» **Exercise**
Starting with the first line of the data below, copy each line up to and including the one containing "plt.rcParams['axes.unicode_minus'] = False". Pictures stay out.

» **Data excerpt**
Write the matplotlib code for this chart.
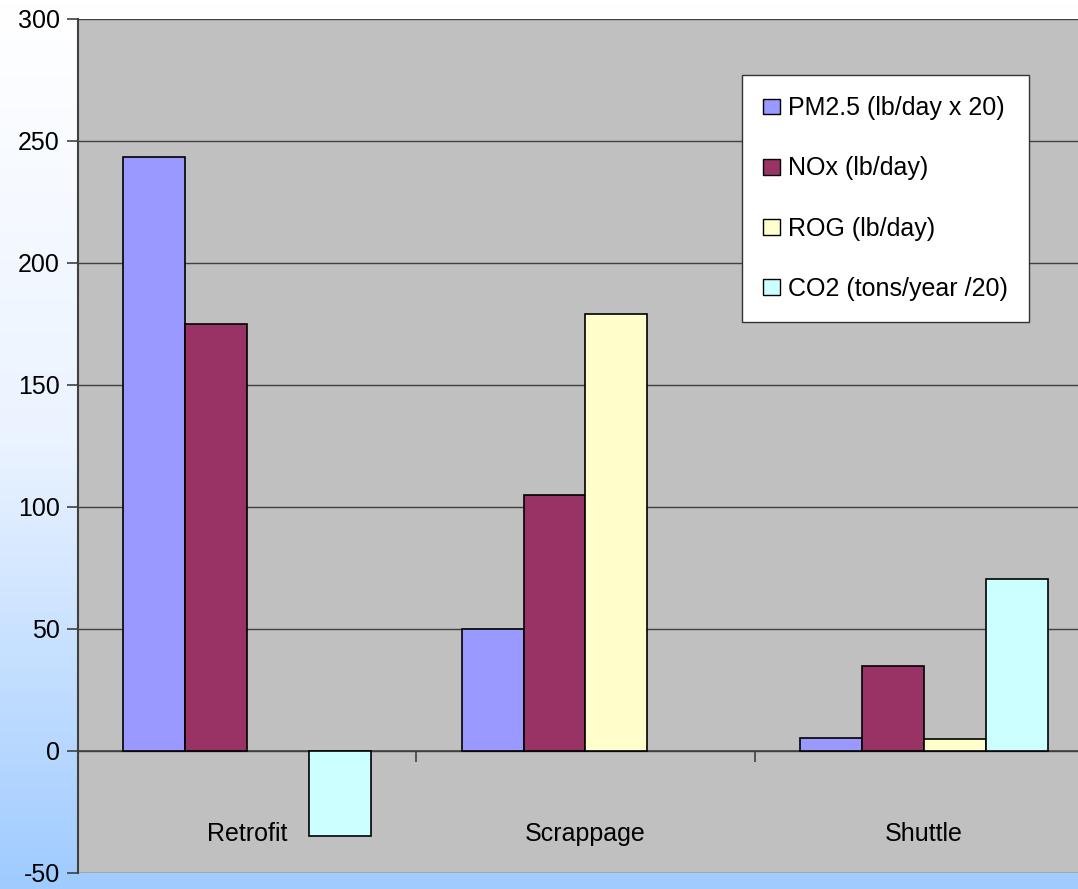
import matplotlib.pyplot as plt
import numpy as np
from matplotlib.colors import LinearSegmentedColormap

plt.rcParams['font.family'] = ['Liberation Sans', 'DejaVu Sans']
plt.rcParams['axes.unicode_minus'] = False

categories = ['Retrofit', 'Scrappage', 'Shuttle']
series_names = ['PM2.5 (lb/day x 20)', 'NOx (lb/day)', 'ROG (lb/day)', 'CO2 (tons/year /20)']
pm25 = [243.5, 50, 5.5]
nox = [175, 105, 35]
rog = [0, 179, 5]
co2 = [-35, 0, 70.5]
series = [pm25, nox, rog, co2]
colors = ['#9999FF', '#993366', '#FFFFCC', '#CCFFFF']

fig = plt.figure(figsize=(10.78, 8.89), dpi=100)

# soft white-to-blue backdrop behind everything
bg = fig.add_axes([0, 0, 1, 1], zorder=-10)
grad = np.linspace(0, 1, 256).reshape(-1, 1)
cmap = LinearSegmentedColormap.from_list('bg', ['#FFFFFF', '#EAF3FF', '#9FCBFF'])
bg.imshow(grad, aspect='auto', cmap=cmap, extent=[0, 1, 0, 1], origin='upper')
bg.axis('off')

W, H = 1078, 889
ax = fig.add_axes([78 / W, (H - 873) / H, 1015 / W, 854 / H])
ax.set_facecolor('#C0C0C0')

x = np.arange(len(categories))
bw = 0.183
for k, (vals, name, c) in enumerate(zip(series, series_names, colors)):
    # zero-height bars get no outline
    edges = ['black' if v != 0 else 'none' for v in vals]
    ax.bar(x + (k - 1.5) * bw, vals, bw, color=c, edgecolor=edges,
           linewidth=1.2, label=name, zorder=3)

ax.set_xlim(-0.5, 2.5)
ax.set_ylim(-50, 300)
ax.set_yticks(np.arange(-50, 301, 50))
ax.yaxis.grid(True, color='#404040', linewidth=1.0, zorder=1)
ax.set_axisbelow(True)

for s in ['top', 'right']:
    ax.spines[s].set_visible(False)
ax.spines['left'].set_color('#404040')
ax.spines['left'].set_linewidth(1.5)
ax.spines['bottom'].set_position(('data', 0))
ax.spines['bottom'].set_color('#404040')
ax.spines['bottom'].set_linewidth(1.2)

ax.tick_params(axis='y', direction='out', length=8, width=1.2, color='#404040',
               labelsize=18, pad=5)
ax.set_xticks([0.5, 1.5])
ax.set_xticklabels([])
ax.tick_params(axis='x', direction='out', length=8, width=1.2, color='#404040')

for i, cat in enumerate(categories):
    ax.text(i, -34, cat, ha='center', va='center', fontsize=18)

leg = ax.legend(loc='upper left', bbox_to_anchor=(742 / W, 1 - 75 / H),
                bbox_transform=fig.transFigure, fontsize=18, frameon=True,
                fancybox=False, edgecolor='#333333', framealpha=1,
                labelspacing=1.45, handlelength=0.68, handleheight=0.6,
                handletextpad=0.32, borderpad=0.85, borderaxespad=0)
for h in leg.legend_handles:
    h.set_edgecolor('black')
    h.set_linewidth(1.0)

fig.savefig('out.png', dpi=100)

» **Result**
Write the matplotlib code for this chart.
import matplotlib.pyplot as plt
import numpy as np
from matplotlib.colors import LinearSegmentedColormap

plt.rcParams['font.family'] = ['Liberation Sans', 'DejaVu Sans']
plt.rcParams['axes.unicode_minus'] = False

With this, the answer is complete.